“You earn what you learn,” President Bill Clinton said. That aphorism is true, but the data show that what you learn and firms that value that learning really make the difference when it comes to good wages and wage growth.
That’s the lesson from a recent Brookings Institution report by Jonathan Rothwell and Mark Muro. The researchers looked at wage growth in “advanced industries” vs. the rest of the economy. They defined industries as advanced if at least $450 was spent on research and development per worker (which put them in the 80th percentile of all industries) and if their share of workers with backgrounds in the STEM fields–science, technology, engineering, and math–was higher than the national average.
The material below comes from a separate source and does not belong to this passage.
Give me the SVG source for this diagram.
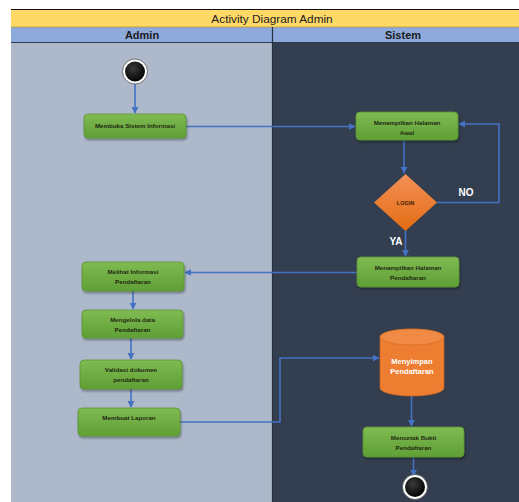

The authors note that 50 industries meet this two-part test, including manufacturing industries such as autos and aerospace, energy industries such as oil and gas extraction, and high-tech services such as computer software and computer system design (counting those for health applications).
This advanced industry amalgam employed 12 million workers in 2013, or about 9% of all U.S. workers, while accounting for $2.7 trillion in value added, or 17% of U.S. gross domestic product–more than any other sector, including health care, finance, and real estate.
The real eye-opener, though, is how real (inflation-adjusted) wages have performed in the advanced industries. Since 1980, they have almost doubled, compared with a 50% increase for the economy as a whole (and less than 40% for non-advanced industries).
The market is telling us something–and has been for more than three decades. It pays to get a degree in a STEM subject, not just for a tech start-up job in Silicon Valley but in a range of industries where firms hire people with STEM backgrounds and the businesses are in the forefront of innovative activity. Those worrying about Americans’ economic future ought to absorb that message.